## WHAT YOU NEED TO DO
Reproduce the data below in full and exclude every picture.

MATERIAL PROVIDED start

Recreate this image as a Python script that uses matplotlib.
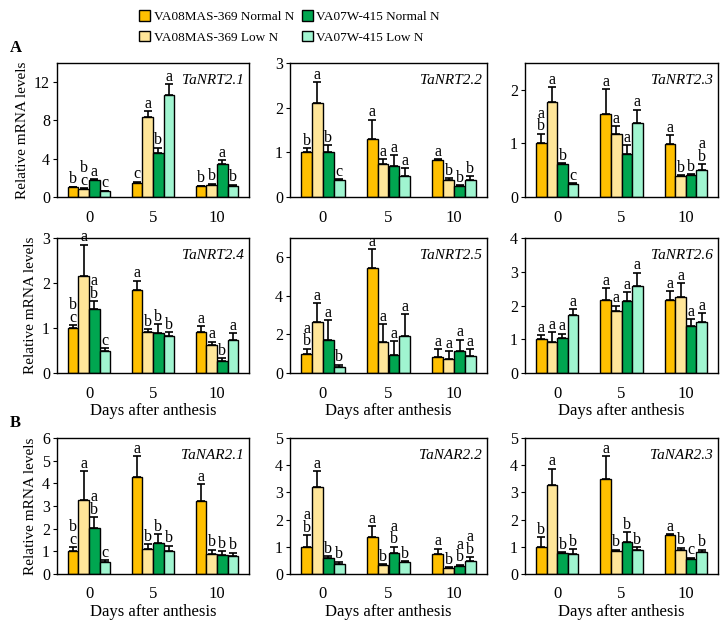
import matplotlib.pyplot as plt
import numpy as np
from matplotlib.patches import Patch

plt.rcParams['font.family'] = ['Liberation Serif', 'DejaVu Serif']
plt.rcParams['font.size'] = 11

days = ['0', '5', '10']
series = ['VA08MAS-369 Normal N', 'VA08MAS-369 Low N', 'VA07W-415 Normal N', 'VA07W-415 Low N']
colors = ['#FFC000', '#FFE699', '#00A650', '#A0F5D0']

genes = ['TaNRT2.1', 'TaNRT2.2', 'TaNRT2.3', 'TaNRT2.4', 'TaNRT2.5', 'TaNRT2.6',
         'TaNAR2.1', 'TaNAR2.2', 'TaNAR2.3']
ylims = [14, 3, 2.5, 3, 7, 4, 6, 5, 5]
yticks = [[0, 4, 8, 12], [0, 1, 2, 3], [0, 1, 2], [0, 1, 2, 3], [0, 2, 4, 6],
          [0, 1, 2, 3, 4], [0, 1, 2, 3, 4, 5, 6], [0, 1, 2, 3, 4, 5], [0, 1, 2, 3, 4, 5]]

# values per gene: rows = series (4), columns = days (0, 5, 10)
means = [
    [[1.0, 1.5, 1.1], [0.88, 8.4, 1.3], [1.75, 4.6, 3.5], [0.6, 10.7, 1.2]],
    [[1.0, 1.3, 0.82], [2.1, 0.75, 0.38], [1.0, 0.7, 0.24], [0.37, 0.48, 0.39]],
    [[1.0, 1.54, 0.99], [1.77, 1.18, 0.4], [0.61, 0.8, 0.41], [0.24, 1.38, 0.5]],
    [[1.0, 1.85, 0.92], [2.15, 0.91, 0.63], [1.43, 0.89, 0.27], [0.5, 0.83, 0.73]],
    [[1.0, 5.43, 0.85], [2.63, 1.6, 0.75], [1.7, 0.95, 1.13], [0.33, 1.92, 0.86]],
    [[1.0, 2.15, 2.17], [0.93, 1.83, 2.25], [1.03, 2.13, 1.4], [1.72, 2.57, 1.5]],
    [[1.0, 4.3, 3.23], [3.28, 1.1, 0.88], [2.02, 1.37, 0.85], [0.55, 1.03, 0.78]],
    [[1.0, 1.37, 0.75], [3.2, 0.33, 0.22], [0.58, 0.77, 0.31], [0.35, 0.45, 0.47]],
    [[1.0, 3.48, 1.42], [3.27, 0.86, 0.88], [0.78, 1.18, 0.55], [0.74, 0.9, 0.8]],
]
errs = [
    [[0.08, 0.1, 0.1], [0.06, 0.55, 0.1], [0.1, 0.55, 0.35], [0.05, 1.1, 0.08]],
    [[0.1, 0.43, 0.03], [0.47, 0.1, 0.04], [0.16, 0.23, 0.02], [0.03, 0.16, 0.08]],
    [[0.18, 0.47, 0.17], [0.28, 0.14, 0.01], [0.02, 0.17, 0.01], [0.02, 0.25, 0.11]],
    [[0.06, 0.2, 0.12], [0.7, 0.07, 0.07], [0.17, 0.2, 0.06], [0.05, 0.08, 0.15]],
    [[0.27, 1.0, 0.37], [1.0, 0.95, 0.37], [1.03, 0.7, 0.6], [0.1, 1.12, 0.38]],
    [[0.12, 0.37, 0.26], [0.28, 0.17, 0.42], [0.14, 0.26, 0.2], [0.17, 0.4, 0.27]],
    [[0.18, 0.9, 0.74], [1.25, 0.23, 0.2], [0.5, 0.4, 0.15], [0.05, 0.22, 0.16]],
    [[0.43, 0.38, 0.18], [0.57, 0.03, 0.03], [0.08, 0.23, 0.03], [0.1, 0.02, 0.15]],
    [[0.35, 0.86, 0.05], [0.6, 0.03, 0.09], [0.03, 0.35, 0.05], [0.18, 0.08, 0.1]],
]
letters = [
    [['b', 'c', 'b'], ['bc', 'a', 'b'], ['a', 'b', 'a'], ['c', 'a', 'b']],
    [['b', 'a', 'a'], ['a', 'a', 'b'], ['b', 'a', 'b'], ['c', 'a', 'b']],
    [['ab', 'a', 'a'], ['a', 'a', 'b'], ['b', 'a', 'b'], ['c', 'a', 'ab']],
    [['bc', 'a', 'a'], ['a', 'b', 'a'], ['ab', 'b', 'b'], ['c', 'b', 'a']],
    [['ab', 'a', 'a'], ['a', 'a', 'a'], ['a', 'a', 'a'], ['b', 'a', 'a']],
    [['a', 'a', 'a'], ['a', 'a', 'a'], ['a', 'a', 'a'], ['a', 'a', 'a']],
    [['bc', 'a', 'a'], ['a', 'b', 'b'], ['ab', 'b', 'b'], ['c', 'b', 'b']],
    [['ab', 'a', 'a'], ['a', 'b', 'b'], ['b', 'ab', 'ab'], ['b', 'b', 'ab']],
    [['b', 'a', 'a'], ['a', 'b', 'b'], ['b', 'b', 'c'], ['b', 'b', 'b']],
]

fig = plt.figure(figsize=(7.27, 6.24), dpi=100)

W, H = 727, 624
col_px = [(57, 249), (290, 487), (525, 718)]
row_px = [(63, 197), (238, 373), (438, 574)]

x = np.arange(len(days))
bw = 0.165

for k in range(9):
    r, c = divmod(k, 3)
    l, rr = col_px[c]
    t, b = row_px[r]
    ax = fig.add_axes([l / W, 1 - b / H, (rr - l) / W, (b - t) / H])
    for s in range(4):
        pos = x + (s - 1.5) * bw
        m = np.array(means[k][s])
        e = np.array(errs[k][s])
        ax.bar(pos, m, bw, color=colors[s], edgecolor='black', linewidth=1.0, zorder=2)
        ax.errorbar(pos, m, yerr=[np.zeros(3), e], fmt='none', ecolor='black',
                    elinewidth=1.2, capsize=3, capthick=1.2, zorder=3)
        for i in range(3):
            lab = '\n'.join(list(letters[k][s][i]))
            ax.annotate(lab, (pos[i], m[i] + e[i]), xytext=(0, -0.5), textcoords='offset points',
                        ha='center', va='bottom', fontsize=11.5, linespacing=0.72, zorder=4,
                        annotation_clip=False)
    ax.set_xlim(-0.5, 2.5)
    ax.set_ylim(0, ylims[k])
    ax.set_yticks(yticks[k])
    ax.set_xticks(x)
    ax.set_xticklabels(days)
    ax.tick_params(axis='x', length=0, labelsize=12, pad=9)
    ax.tick_params(axis='y', length=3, labelsize=11.5, pad=2)
    for sp in ax.spines.values():
        sp.set_linewidth(1.0)
    ax.text(0.975, 0.87, genes[k], transform=ax.transAxes, ha='right', va='center',
            style='italic', fontsize=11)
    if c == 0:
        ax.set_ylabel('Relative mRNA levels', fontsize=11, labelpad=4)
    if r > 0:
        ax.set_xlabel('Days after anthesis', fontsize=12, labelpad=1)

fig.text(10 / W, 1 - 48 / H, 'A', fontsize=12, fontweight='bold', va='center', ha='left')
fig.text(10 / W, 1 - 423 / H, 'B', fontsize=12, fontweight='bold', va='center', ha='left')

handles = [Patch(facecolor=colors[s], edgecolor='black', linewidth=1.0, label=series[s]) for s in range(4)]
fig.legend(handles=handles, ncol=2, loc='upper left', bbox_to_anchor=(139 / W, 1 - 10 / H),
           frameon=False, fontsize=9.5, handlelength=0.85, handleheight=0.85,
           handletextpad=0.25, columnspacing=0.6, labelspacing=0.6, borderpad=0, borderaxespad=0)

fig.savefig('out.png', dpi=100)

MATERIAL PROVIDED end

## RESULT
Recreate this image as a Python script that uses matplotlib.
import matplotlib.pyplot as plt
import numpy as np
from matplotlib.patches import Patch

plt.rcParams['font.family'] = ['Liberation Serif', 'DejaVu Serif']
plt.rcParams['font.size'] = 11

days = ['0', '5', '10']
series = ['VA08MAS-369 Normal N', 'VA08MAS-369 Low N', 'VA07W-415 Normal N', 'VA07W-415 Low N']
colors = ['#FFC000', '#FFE699', '#00A650', '#A0F5D0']

genes = ['TaNRT2.1', 'TaNRT2.2', 'TaNRT2.3', 'TaNRT2.4', 'TaNRT2.5', 'TaNRT2.6',
         'TaNAR2.1', 'TaNAR2.2', 'TaNAR2.3']
ylims = [14, 3, 2.5, 3, 7, 4, 6, 5, 5]
yticks = [[0, 4, 8, 12], [0, 1, 2, 3], [0, 1, 2], [0, 1, 2, 3], [0, 2, 4, 6],
          [0, 1, 2, 3, 4], [0, 1, 2, 3, 4, 5, 6], [0, 1, 2, 3, 4, 5], [0, 1, 2, 3, 4, 5]]

# values per gene: rows = series (4), columns = days (0, 5, 10)
means = [
    [[1.0, 1.5, 1.1], [0.88, 8.4, 1.3], [1.75, 4.6, 3.5], [0.6, 10.7, 1.2]],
    [[1.0, 1.3, 0.82], [2.1, 0.75, 0.38], [1.0, 0.7, 0.24], [0.37, 0.48, 0.39]],
    [[1.0, 1.54, 0.99], [1.77, 1.18, 0.4], [0.61, 0.8, 0.41], [0.24, 1.38, 0.5]],
    [[1.0, 1.85, 0.92], [2.15, 0.91, 0.63], [1.43, 0.89, 0.27], [0.5, 0.83, 0.73]],
    [[1.0, 5.43, 0.85], [2.63, 1.6, 0.75], [1.7, 0.95, 1.13], [0.33, 1.92, 0.86]],
    [[1.0, 2.15, 2.17], [0.93, 1.83, 2.25], [1.03, 2.13, 1.4], [1.72, 2.57, 1.5]],
    [[1.0, 4.3, 3.23], [3.28, 1.1, 0.88], [2.02, 1.37, 0.85], [0.55, 1.03, 0.78]],
    [[1.0, 1.37, 0.75], [3.2, 0.33, 0.22], [0.58, 0.77, 0.31], [0.35, 0.45, 0.47]],
    [[1.0, 3.48, 1.42], [3.27, 0.86, 0.88], [0.78, 1.18, 0.55], [0.74, 0.9, 0.8]],
]
errs = [
    [[0.08, 0.1, 0.1], [0.06, 0.55, 0.1], [0.1, 0.55, 0.35], [0.05, 1.1, 0.08]],
    [[0.1, 0.43, 0.03], [0.47, 0.1, 0.04], [0.16, 0.23, 0.02], [0.03, 0.16, 0.08]],
    [[0.18, 0.47, 0.17], [0.28, 0.14, 0.01], [0.02, 0.17, 0.01], [0.02, 0.25, 0.11]],
    [[0.06, 0.2, 0.12], [0.7, 0.07, 0.07], [0.17, 0.2, 0.06], [0.05, 0.08, 0.15]],
    [[0.27, 1.0, 0.37], [1.0, 0.95, 0.37], [1.03, 0.7, 0.6], [0.1, 1.12, 0.38]],
    [[0.12, 0.37, 0.26], [0.28, 0.17, 0.42], [0.14, 0.26, 0.2], [0.17, 0.4, 0.27]],
    [[0.18, 0.9, 0.74], [1.25, 0.23, 0.2], [0.5, 0.4, 0.15], [0.05, 0.22, 0.16]],
    [[0.43, 0.38, 0.18], [0.57, 0.03, 0.03], [0.08, 0.23, 0.03], [0.1, 0.02, 0.15]],
    [[0.35, 0.86, 0.05], [0.6, 0.03, 0.09], [0.03, 0.35, 0.05], [0.18, 0.08, 0.1]],
]
letters = [
    [['b', 'c', 'b'], ['bc', 'a', 'b'], ['a', 'b', 'a'], ['c', 'a', 'b']],
    [['b', 'a', 'a'], ['a', 'a', 'b'], ['b', 'a', 'b'], ['c', 'a', 'b']],
    [['ab', 'a', 'a'], ['a', 'a', 'b'], ['b', 'a', 'b'], ['c', 'a', 'ab']],
    [['bc', 'a', 'a'], ['a', 'b', 'a'], ['ab', 'b', 'b'], ['c', 'b', 'a']],
    [['ab', 'a', 'a'], ['a', 'a', 'a'], ['a', 'a', 'a'], ['b', 'a', 'a']],
    [['a', 'a', 'a'], ['a', 'a', 'a'], ['a', 'a', 'a'], ['a', 'a', 'a']],
    [['bc', 'a', 'a'], ['a', 'b', 'b'], ['ab', 'b', 'b'], ['c', 'b', 'b']],
    [['ab', 'a', 'a'], ['a', 'b', 'b'], ['b', 'ab', 'ab'], ['b', 'b', 'ab']],
    [['b', 'a', 'a'], ['a', 'b', 'b'], ['b', 'b', 'c'], ['b', 'b', 'b']],
]

fig = plt.figure(figsize=(7.27, 6.24), dpi=100)

W, H = 727, 624
col_px = [(57, 249), (290, 487), (525, 718)]
row_px = [(63, 197), (238, 373), (438, 574)]

x = np.arange(len(days))
bw = 0.165

for k in range(9):
    r, c = divmod(k, 3)
    l, rr = col_px[c]
    t, b = row_px[r]
    ax = fig.add_axes([l / W, 1 - b / H, (rr - l) / W, (b - t) / H])
    for s in range(4):
        pos = x + (s - 1.5) * bw
        m = np.array(means[k][s])
        e = np.array(errs[k][s])
        ax.bar(pos, m, bw, color=colors[s], edgecolor='black', linewidth=1.0, zorder=2)
        ax.errorbar(pos, m, yerr=[np.zeros(3), e], fmt='none', ecolor='black',
                    elinewidth=1.2, capsize=3, capthick=1.2, zorder=3)
        for i in range(3):
            lab = '\n'.join(list(letters[k][s][i]))
            ax.annotate(lab, (pos[i], m[i] + e[i]), xytext=(0, -0.5), textcoords='offset points',
                        ha='center', va='bottom', fontsize=11.5, linespacing=0.72, zorder=4,
                        annotation_clip=False)
    ax.set_xlim(-0.5, 2.5)
    ax.set_ylim(0, ylims[k])
    ax.set_yticks(yticks[k])
    ax.set_xticks(x)
    ax.set_xticklabels(days)
    ax.tick_params(axis='x', length=0, labelsize=12, pad=9)
    ax.tick_params(axis='y', length=3, labelsize=11.5, pad=2)
    for sp in ax.spines.values():
        sp.set_linewidth(1.0)
    ax.text(0.975, 0.87, genes[k], transform=ax.transAxes, ha='right', va='center',
            style='italic', fontsize=11)
    if c == 0:
        ax.set_ylabel('Relative mRNA levels', fontsize=11, labelpad=4)
    if r > 0:
        ax.set_xlabel('Days after anthesis', fontsize=12, labelpad=1)

fig.text(10 / W, 1 - 48 / H, 'A', fontsize=12, fontweight='bold', va='center', ha='left')
fig.text(10 / W, 1 - 423 / H, 'B', fontsize=12, fontweight='bold', va='center', ha='left')

handles = [Patch(facecolor=colors[s], edgecolor='black', linewidth=1.0, label=series[s]) for s in range(4)]
fig.legend(handles=handles, ncol=2, loc='upper left', bbox_to_anchor=(139 / W, 1 - 10 / H),
           frameon=False, fontsize=9.5, handlelength=0.85, handleheight=0.85,
           handletextpad=0.25, columnspacing=0.6, labelspacing=0.6, borderpad=0, borderaxespad=0)

fig.savefig('out.png', dpi=100)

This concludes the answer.